Here's a look at what's covered by the curfew order.

8:50 a.m.: Sacramento Police arrest at least 50 people Monday night

On the first night of Sacramento’s curfew in response to violence and vandalism following George Floyd protests, officers arrested at least 50 people Monday night.

The department is still waiting on a final number of arrests.

Here’s the breakdown so far:

  • 48 for curfew violations
  • One arrest for vandalism
  • One person had an active warrant

Due to the pandemic, officers say they can't book people at the downtown jail. A department spokesperson says they were cited and released "at a facility outside of downtown."
8:35 a.m.: San Diego Police Department stops using chokeholds

San Diego Police Chief David Nisleit and local elected officials announced Monday that the department would stop using carotid restraints as a use-of-force procedure.

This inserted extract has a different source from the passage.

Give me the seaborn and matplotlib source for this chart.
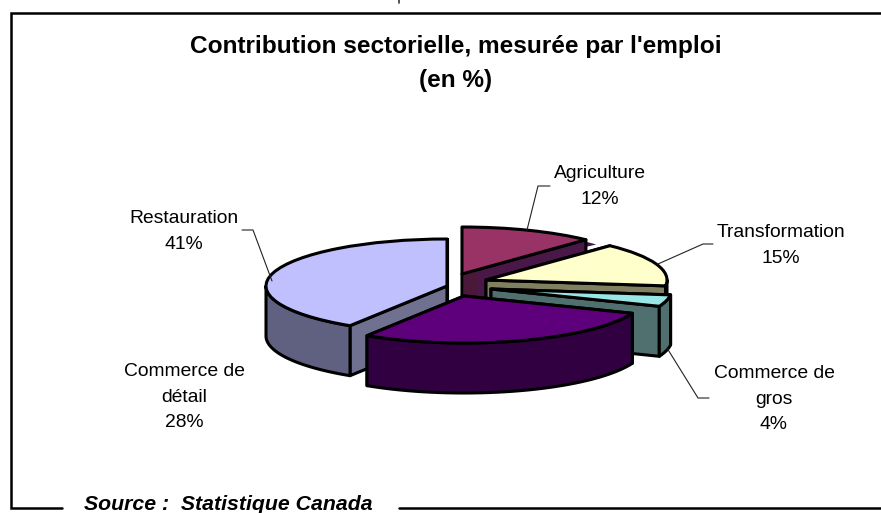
import numpy as np
import matplotlib
matplotlib.use("Agg")
import matplotlib.pyplot as plt
import seaborn as sns

# ---- data ----
categories = ["Agriculture", "Transformation", "Commerce de\ngros", "Commerce de\ndétail", "Restauration"]
values = [12, 15, 4, 28, 41]
top_colors = ["#993366", "#FFFFCC", "#99E6E6", "#5E007C", "#C0C0FF"]
rim_colors = ["#4A1838", "#808060", "#507070", "#300040", "#606080"]
face_colors = ["#4A1848", "#808060", "#507070", "#300040", "#707090"]
title_lines = ["Contribution sectorielle, mesurée par l'emploi", "(en %)"]
source_text = "Source :  Statistique Canada"

# ---- layout (pixels of the 881x513 picture) ----
W, H = 881, 513
R, RY, DEPTH = 181.0, 47.0, 50.0
KY = R / RY
centers = [(462, 274), (486, 280), (491, 289), (464, 296), (447, 286)]
draw_order = [0, 1, 4, 2, 3]
label_pos = [(600, 186.5), (781, 245.5), (774, 399), (184, 397), (184, 231.5)]
leaders = [
    [(550, 186), (538, 186), (527, 230)],
    [(713, 244), (703, 244), (658, 264)],
    [(709, 398), (698, 398), (667, 348)],
    None,
    [(242, 230), (253, 230), (272, 281)],
]
BLACK_LW = 2.2

sns.set_theme(style="white")
plt.rcParams["font.family"] = ["Liberation Sans", "DejaVu Sans"]
plt.rcParams["text.color"] = "black"
palette = sns.color_palette(top_colors)

fig = plt.figure(figsize=(W / 100, H / 100), dpi=100, facecolor="white")
ax = fig.add_axes([0, 0, 1, 1])


def Y(py):
    return (H - py) * KY


def pol(cx, cy, deg):
    t = np.radians(deg)
    return cx + R * np.cos(t), Y(cy) + R * np.sin(t)


def radial_face(cx, cy, deg, color, z, t0=0.0, t1=1.0):
    x, y = pol(cx, cy, deg)
    ax0, ay0 = cx + t0 * (x - cx), Y(cy) + t0 * (y - Y(cy))
    ax1, ay1 = cx + t1 * (x - cx), Y(cy) + t1 * (y - Y(cy))
    d = DEPTH * KY
    full = t0 == 0 and t1 == 1
    ax.fill([ax0, ax1, ax1, ax0], [ay0, ay1, ay1 - d, ay0 - d],
            facecolor=color, edgecolor="black" if full else color,
            lw=BLACK_LW if full else 0, zorder=z, joinstyle="round")


starts = 90 - 3.6 * np.concatenate([[0], np.cumsum(values)[:-1]])
ends = starts - 3.6 * np.array(values)

z = 2
for i in draw_order:
    cx, cy = centers[i]
    s, e = starts[i], ends[i]
    if i == 0:
        # darker sweep peeking out behind the first slice
        sw, _ = ax.pie([values[i] + 1.3, 100 - values[i] - 1.3], startangle=s, counterclock=False,
                       radius=R, center=(cx, Y(cy + 2)), colors=[face_colors[i], "white"],
                       wedgeprops=dict(linewidth=0, zorder=z))
        sw[1].set_visible(False)
        z += 1
    radial_face(cx, cy, s, face_colors[i], z)
    radial_face(cx, cy, e, face_colors[i], z + 1)
    if i == 0:
        radial_face(cx, cy, e, rim_colors[i], z + 2, 0.012, 0.125)
    z += 3
    lo, hi = max(e, -180), min(s, 0)
    if hi > lo:
        th = np.linspace(hi, lo, 80)
        xs = cx + R * np.cos(np.radians(th))
        ys = Y(cy) + R * np.sin(np.radians(th))
        ax.fill(np.r_[xs, xs[::-1]], np.r_[ys, ys[::-1] - DEPTH * KY],
                facecolor=rim_colors[i], edgecolor="black", lw=BLACK_LW, zorder=z, joinstyle="round")
        z += 1
    w, _ = ax.pie([values[i], 100 - values[i]], startangle=s, counterclock=False,
                  radius=R, center=(cx, Y(cy)), colors=[palette[i], "white"],
                  wedgeprops=dict(linewidth=BLACK_LW, edgecolor="black", zorder=z, joinstyle="round"))
    w[1].set_visible(False)
    z += 1

ax.set_aspect("auto")
ax.set_xlim(0, W)
ax.set_ylim(0, H * KY)
ax.set_axis_off()

# labels and leader lines
for name, v, (lx, ly), ld in zip(categories, values, label_pos, leaders):
    ax.text(lx, Y(ly), f"{name}\n{v}%", ha="center", va="center", multialignment="center",
            fontsize=13.9, color="black", zorder=50, linespacing=1.68)
    if ld:
        ax.plot([p[0] for p in ld], [Y(p[1]) for p in ld], color="#222222", lw=0.8, zorder=49)

# title
ax.text(456, Y(46), title_lines[0], ha="center", va="center", fontsize=17.6, fontweight="bold", zorder=50)
ax.text(456, Y(81), title_lines[1], ha="center", va="center", fontsize=17.6, fontweight="bold", zorder=50)

# frame around the chart, interrupted by the source
frame_lw = 1.8
ax.plot([W, 11, 11, 62], [Y(13), Y(13), Y(507.5), Y(507.5)], color="black", lw=frame_lw, zorder=40,
        solid_joinstyle="miter")
ax.plot([399, W], [Y(507.5), Y(507.5)], color="black", lw=frame_lw, zorder=40)
ax.text(84, Y(510), source_text, ha="left", va="baseline", fontsize=15.3, fontweight="bold",
        fontstyle="italic", zorder=50)
# stub of a line cut off by the top of the picture
ax.plot([399, 399], [Y(0), Y(2.5)], color="#333333", lw=1.2, zorder=40)

fig.savefig("out.png", dpi=100, facecolor="white")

This type of so-called chokehold is also known as a "sleeper hold.” This is when an officer applies pressure to veins on the side of a detainee's neck to render the person unconscious in a matter of seconds.

"I started evaluating this policy last week following the terrible events in Minneapolis and believe now is the right time to make this change," Nisleit said. "Effective immediately, I have placed a stop on the use of the carotid restraint among our police department. I have heard from the community, and the department wants to work toward strengthening our community partnerships to keep all San Diegans safe."

8:15 a.m. Stockton protesters shake hands with police

Stockton police say demonstrators left the downtown area before 9 p.m. Monday.

On their Facebook page, officers say some demonstrators shook hands with members from a Mobile Field Force Team.

“Today’s demonstration remained peaceful as promised by the event organizers,” said Stockton Police Chief Eric Jones. “With the exception of some traffic disruptions, this was a very well-organized event.”

7:45 a.m. Sacramento reviews weekend damage

Clean-up efforts reveal how much damage was left behind after weekend protests in Sacramento.

The AP reportsDowntown Sacramento Partnership tallied more than 200 broken windows and 330 pieces of graffiti.

The group also counted more than 50 cases of what it deemed “significant property damage” in the city’s central district. Overall, the organization estimated around $10 million in damages.

Mayor Darrell Steinberg said in a news conference Monday that 430 retail businesses bore most of the damage, but office buildings and some residential properties were also affected.